> What you should do
Pictures aside, quote the whole listing exactly.
□ □ □ □
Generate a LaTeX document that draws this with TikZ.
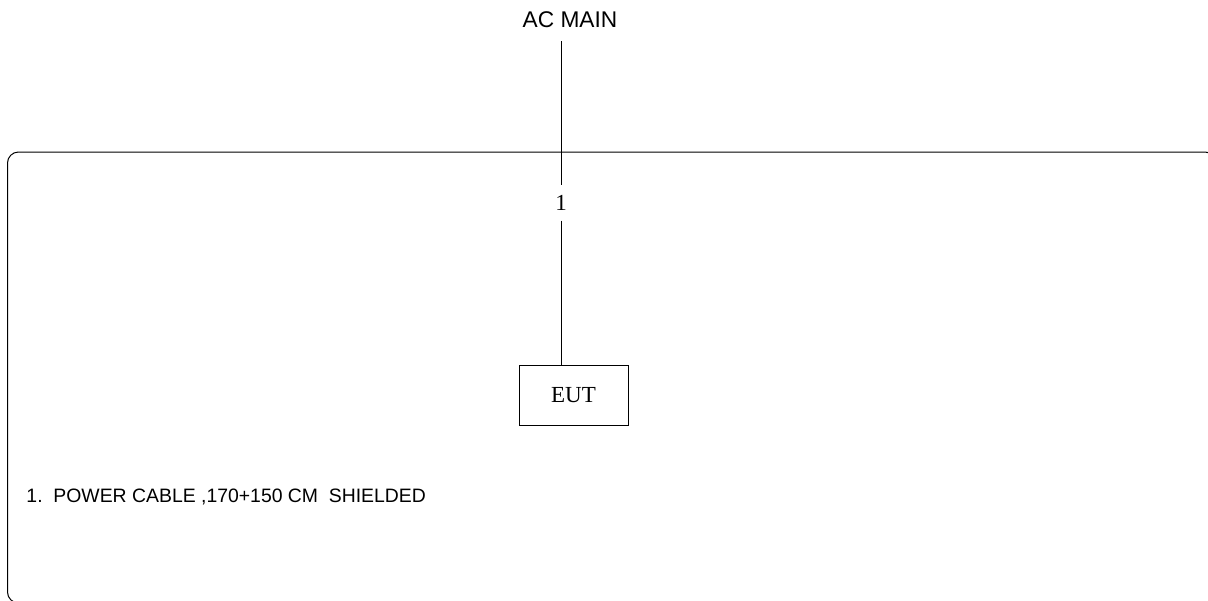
\documentclass[tikz,border=0pt]{standalone}
\usepackage{fontspec}
\setmainfont{Liberation Serif}
\newfontfamily\arialfont{Liberation Sans}
\begin{document}
\begin{tikzpicture}[x=1pt,y=-1pt,line width=1pt,
  sanslabel/.style={font=\arialfont\fontsize{22.7}{26}\selectfont,inner sep=0pt},
  caption/.style={font=\arialfont\fontsize{19.4}{23}\selectfont,inner sep=0pt,anchor=west},
  seriflabel/.style={font=\fontsize{23}{27}\selectfont,inner sep=0pt},
  eutbox/.style={draw,minimum width=109pt,minimum height=60pt,inner sep=0pt,font=\fontsize{23}{27}\selectfont}]
\useasboundingbox (0,0) rectangle (1208,600);
\clip (0,0) rectangle (1208,600);
\draw[rounded corners=11pt] (7.5,152) rectangle (1216,603);
\node[sanslabel] (acmain) at (570,20) {AC MAIN};
\coordinate (actop) at (561,41);
\node[seriflabel,minimum height=35pt] (one) at (561,202.5) {1};
\node[eutbox] (eut) at (573.5,395.5) {EUT};
\draw (actop) -- (one.north);
\draw (one.south) -- (one.south |- eut.north);
\node[caption] (cap) at (26,497) {1.\ \ POWER CABLE ,170+150 CM\ \ SHIELDED};
\end{tikzpicture}
\end{document}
□ □ □ □
> Solution to the problem
Generate a LaTeX document that draws this with TikZ.
\documentclass[tikz,border=0pt]{standalone}
\usepackage{fontspec}
\setmainfont{Liberation Serif}
\newfontfamily\arialfont{Liberation Sans}
\begin{document}
\begin{tikzpicture}[x=1pt,y=-1pt,line width=1pt,
  sanslabel/.style={font=\arialfont\fontsize{22.7}{26}\selectfont,inner sep=0pt},
  caption/.style={font=\arialfont\fontsize{19.4}{23}\selectfont,inner sep=0pt,anchor=west},
  seriflabel/.style={font=\fontsize{23}{27}\selectfont,inner sep=0pt},
  eutbox/.style={draw,minimum width=109pt,minimum height=60pt,inner sep=0pt,font=\fontsize{23}{27}\selectfont}]
\useasboundingbox (0,0) rectangle (1208,600);
\clip (0,0) rectangle (1208,600);
\draw[rounded corners=11pt] (7.5,152) rectangle (1216,603);
\node[sanslabel] (acmain) at (570,20) {AC MAIN};
\coordinate (actop) at (561,41);
\node[seriflabel,minimum height=35pt] (one) at (561,202.5) {1};
\node[eutbox] (eut) at (573.5,395.5) {EUT};
\draw (actop) -- (one.north);
\draw (one.south) -- (one.south |- eut.north);
\node[caption] (cap) at (26,497) {1.\ \ POWER CABLE ,170+150 CM\ \ SHIELDED};
\end{tikzpicture}
\end{document}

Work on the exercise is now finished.